Convicted killer Justin Fuller will spend at least another two years in jail on top of his nine-year sentence for manslaughter for threatening to kill his former partner in a poem he sent to her from prison.
Fuller is serving a jail term of nine years for stabbing his half-sister's partner Guy McCulloch five times in a street in Belmont South in 2018. He was due to be eligible for release on parole in August 2024. The now 36-year-old was found not guilty of murder in 2020, but was convicted of manslaughter.
Fuller was charged again after he sent a letter from jail to his former partner which contained a threatening poem, and later pleaded guilty.

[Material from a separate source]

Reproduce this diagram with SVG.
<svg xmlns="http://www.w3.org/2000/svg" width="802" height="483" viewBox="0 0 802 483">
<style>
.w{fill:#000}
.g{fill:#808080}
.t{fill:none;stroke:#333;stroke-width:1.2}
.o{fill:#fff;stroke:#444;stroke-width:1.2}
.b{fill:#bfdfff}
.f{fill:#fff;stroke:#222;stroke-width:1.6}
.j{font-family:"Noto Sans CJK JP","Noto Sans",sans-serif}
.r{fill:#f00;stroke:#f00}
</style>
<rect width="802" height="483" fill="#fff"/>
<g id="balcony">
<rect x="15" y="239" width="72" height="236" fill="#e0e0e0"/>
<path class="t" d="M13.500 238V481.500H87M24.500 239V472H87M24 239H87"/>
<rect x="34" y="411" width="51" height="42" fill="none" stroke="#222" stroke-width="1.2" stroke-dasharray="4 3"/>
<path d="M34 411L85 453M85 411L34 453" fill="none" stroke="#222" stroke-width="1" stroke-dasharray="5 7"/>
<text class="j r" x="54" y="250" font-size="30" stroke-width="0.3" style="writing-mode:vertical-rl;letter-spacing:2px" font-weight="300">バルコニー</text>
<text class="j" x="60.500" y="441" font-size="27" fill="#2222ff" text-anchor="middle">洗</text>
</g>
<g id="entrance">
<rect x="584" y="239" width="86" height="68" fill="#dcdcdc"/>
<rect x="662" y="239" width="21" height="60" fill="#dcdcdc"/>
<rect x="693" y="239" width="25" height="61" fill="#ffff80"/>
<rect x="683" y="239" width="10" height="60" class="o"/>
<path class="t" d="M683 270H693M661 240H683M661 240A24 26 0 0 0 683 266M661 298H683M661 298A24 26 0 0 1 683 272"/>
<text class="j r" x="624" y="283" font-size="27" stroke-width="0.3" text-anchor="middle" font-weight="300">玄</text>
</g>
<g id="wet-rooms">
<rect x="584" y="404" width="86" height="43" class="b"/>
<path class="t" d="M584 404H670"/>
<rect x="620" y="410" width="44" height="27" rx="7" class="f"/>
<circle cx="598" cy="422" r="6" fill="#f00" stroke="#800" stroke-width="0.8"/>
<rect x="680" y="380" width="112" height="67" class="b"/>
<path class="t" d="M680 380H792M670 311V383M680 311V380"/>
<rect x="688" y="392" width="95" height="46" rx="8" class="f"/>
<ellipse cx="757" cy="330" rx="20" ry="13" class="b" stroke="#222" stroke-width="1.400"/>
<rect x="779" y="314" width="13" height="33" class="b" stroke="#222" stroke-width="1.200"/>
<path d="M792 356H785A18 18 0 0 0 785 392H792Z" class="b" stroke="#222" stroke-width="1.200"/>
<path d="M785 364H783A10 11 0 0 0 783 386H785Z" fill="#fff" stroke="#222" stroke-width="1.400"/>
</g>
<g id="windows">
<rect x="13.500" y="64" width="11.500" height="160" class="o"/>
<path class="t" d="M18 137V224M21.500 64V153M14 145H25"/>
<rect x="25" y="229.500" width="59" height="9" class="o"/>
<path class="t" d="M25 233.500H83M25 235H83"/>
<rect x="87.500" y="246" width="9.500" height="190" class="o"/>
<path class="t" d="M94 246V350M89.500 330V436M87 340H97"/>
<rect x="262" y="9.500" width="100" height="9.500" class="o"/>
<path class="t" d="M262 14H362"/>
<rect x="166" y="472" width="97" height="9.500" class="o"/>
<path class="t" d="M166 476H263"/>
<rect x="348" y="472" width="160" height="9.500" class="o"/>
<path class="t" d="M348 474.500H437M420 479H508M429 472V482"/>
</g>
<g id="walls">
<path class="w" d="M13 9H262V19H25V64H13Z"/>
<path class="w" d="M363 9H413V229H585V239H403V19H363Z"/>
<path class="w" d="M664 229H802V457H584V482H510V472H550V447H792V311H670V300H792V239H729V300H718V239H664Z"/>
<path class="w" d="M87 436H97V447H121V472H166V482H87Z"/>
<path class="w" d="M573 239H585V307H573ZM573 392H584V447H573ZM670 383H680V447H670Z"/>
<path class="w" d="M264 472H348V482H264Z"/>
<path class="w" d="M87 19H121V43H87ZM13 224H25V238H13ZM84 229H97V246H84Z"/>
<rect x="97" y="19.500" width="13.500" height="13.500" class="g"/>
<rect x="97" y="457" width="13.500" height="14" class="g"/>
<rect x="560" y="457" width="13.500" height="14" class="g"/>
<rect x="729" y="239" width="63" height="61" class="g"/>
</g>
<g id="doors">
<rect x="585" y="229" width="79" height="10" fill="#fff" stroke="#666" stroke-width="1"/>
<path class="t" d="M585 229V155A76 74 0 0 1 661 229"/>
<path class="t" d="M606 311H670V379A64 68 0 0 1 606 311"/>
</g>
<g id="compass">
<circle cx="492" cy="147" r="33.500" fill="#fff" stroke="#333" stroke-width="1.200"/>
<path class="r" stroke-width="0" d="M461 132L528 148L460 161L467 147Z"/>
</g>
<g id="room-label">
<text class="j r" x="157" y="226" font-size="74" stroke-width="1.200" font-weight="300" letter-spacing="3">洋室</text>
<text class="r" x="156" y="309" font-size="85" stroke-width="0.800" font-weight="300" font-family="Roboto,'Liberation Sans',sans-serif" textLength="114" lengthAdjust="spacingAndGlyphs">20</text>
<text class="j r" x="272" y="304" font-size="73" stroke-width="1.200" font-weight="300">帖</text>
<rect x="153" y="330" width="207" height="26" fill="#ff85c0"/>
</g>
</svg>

In a sentence hearing in the Newcastle District Court on Thursday, Judge Penny Hock stopped short of reading the poem out in court.

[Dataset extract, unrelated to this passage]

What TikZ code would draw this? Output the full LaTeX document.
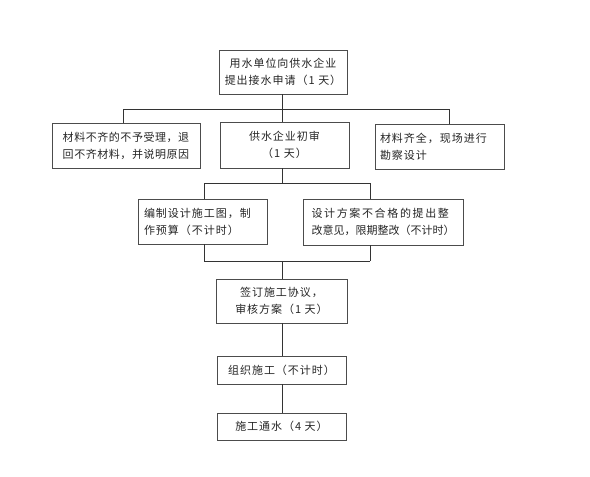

"The terms of the letter are extremely violent, menacing and explicit," Judge Hock said, before reading just a few lines from the poem: "Could I make killing you a form of art? Will the next time you're looking at me in the eyes be your time to die? "The day you die I will be on a high so until that day all I will say is tick tock, my little fox."
Judge Hock said she did not accept that the threats were 'veiled' as put to her by Fuller's defence counsel.

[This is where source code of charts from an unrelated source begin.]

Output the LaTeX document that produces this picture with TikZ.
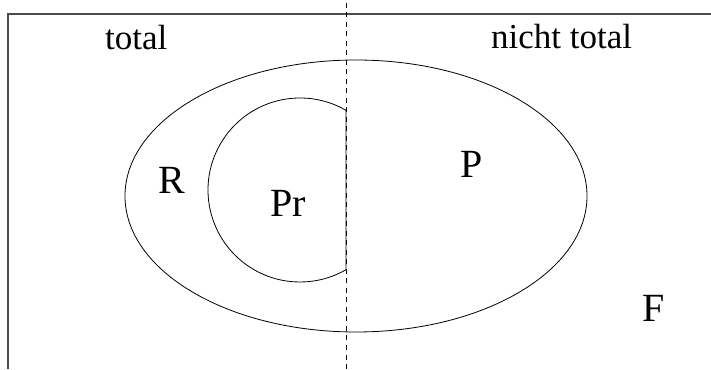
\documentclass[tikz,border=0pt]{standalone}
\usepackage{fontspec}
\setmainfont{Liberation Serif}
\usepackage{tikz}
\usetikzlibrary{positioning}

\begin{document}
\begin{tikzpicture}[x=1pt, y=1pt,
        % Define styles
        frame/.style={draw=black!70, line width=1.4pt},
        border/.style={draw, line width=0.8pt, dash pattern=on 5pt off 4.5pt},
        setline/.style={draw, line width=0.8pt},
        toplabel/.style={inner sep=0pt, anchor=base west, font=\fontsize{35}{40}\selectfont},
        setlabel/.style={inner sep=0pt, anchor=base west, font=\fontsize{40}{46}\selectfont}
    ]
    \useasboundingbox (0,0) rectangle (711,369);

    % --- Frame and divider ---
    \coordinate (fbot) at (8,0);
    \coordinate (fcorner) at (8,355);
    \coordinate (fright) at (711,355);
    \draw[frame] (fbot) -- (fcorner) -- (fright);
    \coordinate (dtop) at (346,369);
    \coordinate (dbot) at (346,0);
    \draw[border] (dbot) -- (dtop);

    % --- Sets ---
    \coordinate (ellc) at (356,173);
    \draw[setline] (ellc) ellipse [x radius=231, y radius=136];
    \coordinate (prc) at (300,179);
    \draw[setline] (prc) ++(60:92) arc [start angle=60, end angle=300, radius=92] -- cycle;

    % --- Labels ---
    \node[toplabel] (total) at (105,319) {total};
    \node[toplabel] (ntotal) at (491,320) {nicht total};
    \node[setlabel] (R) at (158,175) {R};
    \node[setlabel] (Pr) at (270,152) {Pr};
    \node[setlabel] (P) at (460,191) {P};
    \node[setlabel] (F) at (642,47) {F};

\end{tikzpicture}
\end{document}
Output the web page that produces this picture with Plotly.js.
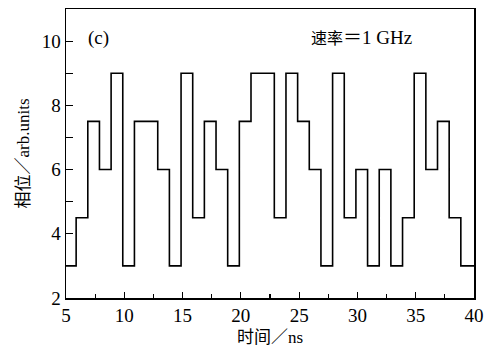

"The words were calculated to instil fear in the victim and understandably they succeeded," she said. "This is particularly so since [Fuller] was in custody for taking the life of another human being."
In a victim impact statement read to the court on Tuesday, January 31, the woman said she has lived in "constant fear" since receiving the letter in 2021 and Fuller had "taken all sense of feeling safe away from me".
"I was terrified, shaking with fear; I felt sick," the woman said. "I felt unsafe even though he was in prison."
Judge Hock said there were aggravating factors, including that Fuller committed the crime while in custody for a violent crime, leading to an increased need for general deterrence, but received a 25 per cent discount for his plea of guilty.
He was sentenced to four years and six months, which carries a maximum term of ten years, blowing his substantive sentence out to 12 years.
Judge Hock set a non-parole period of two years and ten months, partly concurrent, making Fuller eligible for release on parole on June 18, 2026.